Psychotherapy is a unique development of modernity & cannot be understood outside of this historical context. It reflects the most recent evolution of Western culture, the culture that emerged in the early Middle Ages out of the confluence of the traditions of ancient Greece & Rome with those of ancient Judaism & Christianity. Contemporary psychotherapy reflects the development of these interwoven historical matrices into the modern world. It contains within it elements of Western science & elements of Western art & elements of Western religion & philosophy. If you wish to be a serious psychotherapist you should know something about all these things. And yet it is not exactly a science, & not exactly an art, & not exactly a religion. It is, in fact, like only itself – & its purpose is to help individuals to develop who are like only themselves.

Modern psychotherapy reflects the fact that for a long time now Western culture has been moving slowly towards the evolution of one overriding ethical imperative: the cultivation of autonomous individuals who live beyond any unconditional morality. This is the new faith of the West. We cannot in any sense “prove” that this is a better or more justified faith than the more dogmatic & less individualist cultures associated with the East. But it is our faith, the modern faith of men & women who belong to the Western tradition. It is in the greatest possible autonomy of the individual that we now place our highest hope for man.  

No other civilisation has evolved in quite this way. To the extent that other cultures have adopted forms of psychotherapy this is because they have also adopted in some measure the ideas & ideals of the West. The emotional & intellectual autonomy of the individual is the supreme ethical imperative of modernity, & the practice of psychotherapy is this modern imperative made manifest.   

Psychotherapy is a development out of modern culture as a whole & it is the property of that culture as a whole. It is practiced by certain people within that culture, but it is not the exclusive possession of any particular profession, or caste, or elected priesthood, or privileged church. If legislation attempts to turn it into such a possession, it will fail.

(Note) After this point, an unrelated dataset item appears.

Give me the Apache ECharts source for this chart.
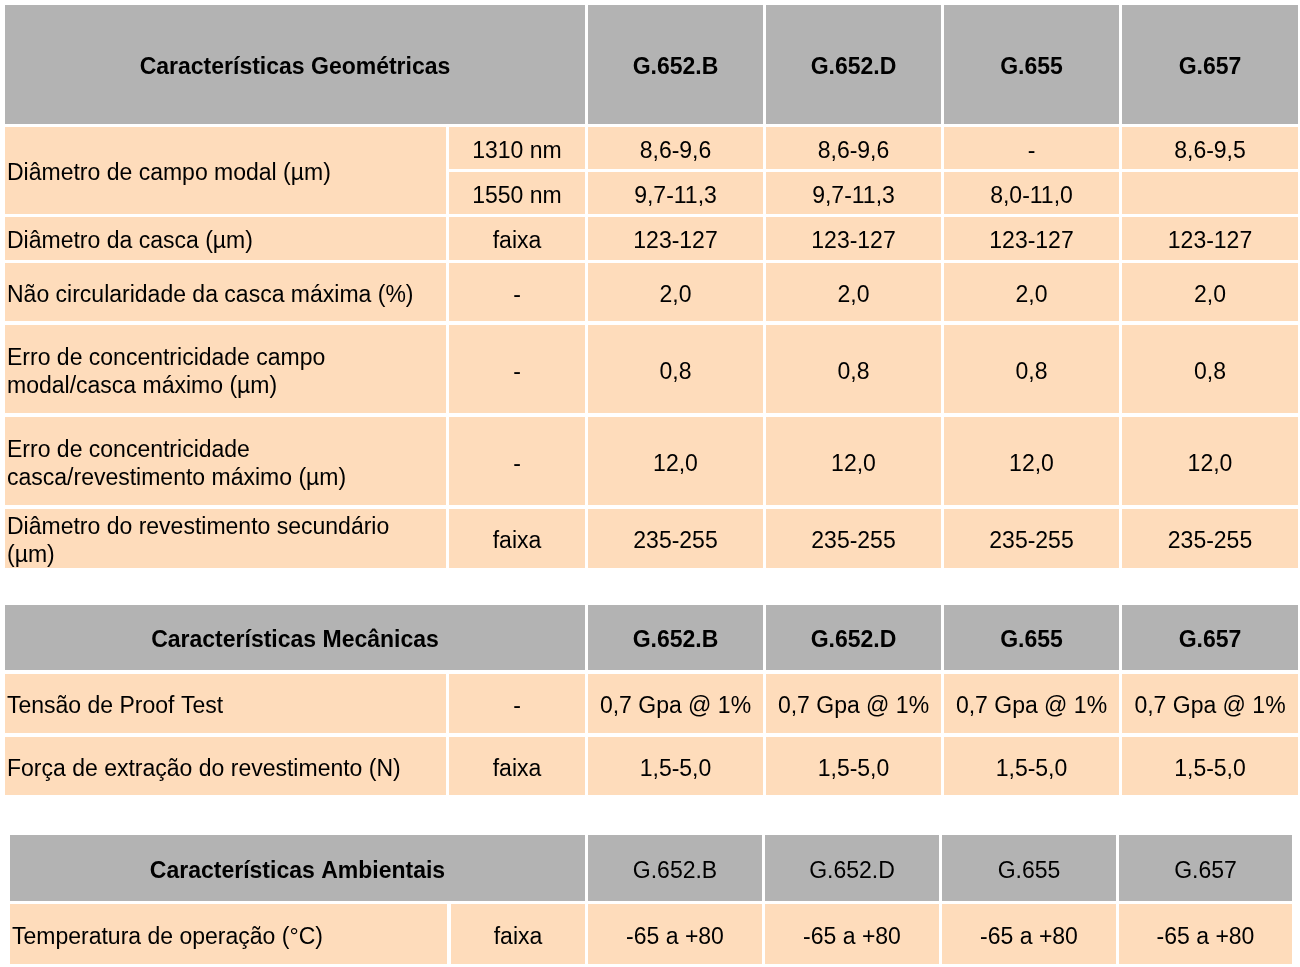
<!DOCTYPE html>
<html>
<head>
<meta charset="utf-8">
<script src="https://cdn.jsdelivr.net/npm/echarts@6/dist/echarts.min.js"></script>
<style>
  html, body { margin: 0; padding: 0; background: #fff; }
  #chart { width: 1300px; height: 967px; }
</style>
</head>
<body>
<div id="chart"></div>
<script>
// table contents
const models = ["G.652.B", "G.652.D", "G.655", "G.657"];

const geoTitle = "Características Geométricas";
const geoRows = [
  ["Diâmetro de campo modal (µm)", "1310 nm", "8,6-9,6", "8,6-9,6", "-", "8,6-9,5"],
  [null, "1550 nm", "9,7-11,3", "9,7-11,3", "8,0-11,0", ""],
  ["Diâmetro da casca (µm)", "faixa", "123-127", "123-127", "123-127", "123-127"],
  ["Não circularidade da casca máxima (%)", "-", "2,0", "2,0", "2,0", "2,0"],
  ["Erro de concentricidade campo\nmodal/casca máximo (µm)", "-", "0,8", "0,8", "0,8", "0,8"],
  ["Erro de concentricidade\ncasca/revestimento máximo (µm)", "-", "12,0", "12,0", "12,0", "12,0"],
  ["Diâmetro do revestimento secundário\n(µm)", "faixa", "235-255", "235-255", "235-255", "235-255"]
];

const mecTitle = "Características Mecânicas";
const mecRows = [
  ["Tensão de Proof Test", "-", "0,7 Gpa @ 1%", "0,7 Gpa @ 1%", "0,7 Gpa @ 1%", "0,7 Gpa @ 1%"],
  ["Força de extração do revestimento (N)", "faixa", "1,5-5,0", "1,5-5,0", "1,5-5,0", "1,5-5,0"]
];

const ambTitle = "Características Ambientais";
const ambRows = [
  ["Temperatura de operação (°C)", "faixa", "-65 a +80", "-65 a +80", "-65 a +80", "-65 a +80"]
];

// layout (pixel space of the value axes)
const colsA = [[5, 446], [449, 585], [588, 763], [766, 941], [944, 1119], [1122, 1298]];
const colsB = [[10, 447], [451, 585], [588, 762], [765, 939], [942, 1116], [1119, 1292]];
const geoY = [[5, 124], [127, 169], [172, 214], [217, 260], [263, 321], [325, 413], [417, 505], [509, 568]];
const mecY = [[605, 670], [674, 733], [737, 795]];
const ambY = [[835, 901], [904, 964]];

const GREY = "#b3b3b3";
const PEACH = "#fedcbb";
const FONT = '"Liberation Sans", Arial, sans-serif';

let cells = [];

function buildTable(title, rows, cols, ys, headBold) {
  // header
  cells.push({ x0: cols[0][0], x1: cols[1][1], y0: ys[0][0], y1: ys[0][1],
    text: title, bold: true, left: false, fill: GREY });
  models.forEach(function (m, i) {
    let c = cols[i + 2];
    cells.push({ x0: c[0], x1: c[1], y0: ys[0][0], y1: ys[0][1],
      text: m, bold: headBold, left: false, fill: GREY });
  });
  rows.forEach(function (r, ri) {
    let y = ys[ri + 1];
    if (r[0] !== null) {
      let end = ri;
      while (end + 1 < rows.length && rows[end + 1][0] === null) end++;
      cells.push({ x0: cols[0][0], x1: cols[0][1], y0: y[0], y1: ys[end + 1][1],
        text: r[0], bold: false, left: true, fill: PEACH });
    }
    for (let k = 1; k < 6; k++) {
      cells.push({ x0: cols[k][0], x1: cols[k][1], y0: y[0], y1: y[1],
        text: r[k], bold: false, left: false, fill: PEACH });
    }
  });
}

buildTable(geoTitle, geoRows, colsA, geoY, true);
buildTable(mecTitle, mecRows, colsA, mecY, true);
buildTable(ambTitle, ambRows, colsB, ambY, false);

const chart = echarts.init(document.getElementById("chart"));

chart.setOption({
  animation: false,
  grid: { left: 0, right: 0, top: 0, bottom: 0 },
  xAxis: { type: "value", min: 0, max: 1300, show: false },
  yAxis: { type: "value", min: 0, max: 967, inverse: true, show: false },
  series: [{
    type: "custom",
    silent: true,
    data: cells.map(function (c) { return [c.x0, c.y0, c.x1, c.y1]; }),
    renderItem: function (params, api) {
      let c = cells[params.dataIndex];
      let p0 = api.coord([api.value(0), api.value(1)]);
      let p1 = api.coord([api.value(2), api.value(3)]);
      let w = p1[0] - p0[0], h = p1[1] - p0[1];
      return {
        type: "group",
        children: [
          { type: "rect", shape: { x: p0[0], y: p0[1], width: w, height: h },
            style: { fill: c.fill } },
          { type: "text",
            style: {
              text: c.text,
              x: c.left ? p0[0] + 2 : p0[0] + w / 2,
              y: p0[1] + h / 2 + 3.5,
              textAlign: c.left ? "left" : "center",
              textVerticalAlign: "middle",
              align: c.left ? "left" : "center",
              verticalAlign: "middle",
              font: (c.bold ? "bold " : "") + "23px " + FONT,
              lineHeight: 28,
              fill: "#000"
            } }
        ]
      };
    }
  }]
});
</script>
</body>
</html>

The philosophy, ideas & practices that underlie modern psychotherapy are accessible to anyone who is receptive to the appropriate authors & texts, who acquires the habit of reflecting carefully on himself & on others, & who, above all, has the emotional capacity continually to shape & reform himself in a way that increases his creative potential in life. If you possess these qualities you may make a good psychotherapist, irrespective of what paper qualifications you may also possess. If you lack these qualities you will not make a good psychotherapist, irrespective of what paper qualifications you may also possess.


If legislation attempts to restrict the practice of psychotherapy to those in possession of particular paper qualifications, the work that characterises it will migrate elsewhere under a new guise (in the same way as a few decades ago it migrated out of medicine). People will seek out & find good psychotherapy, whatever name it bears, & whether or not it is sanctioned by the State.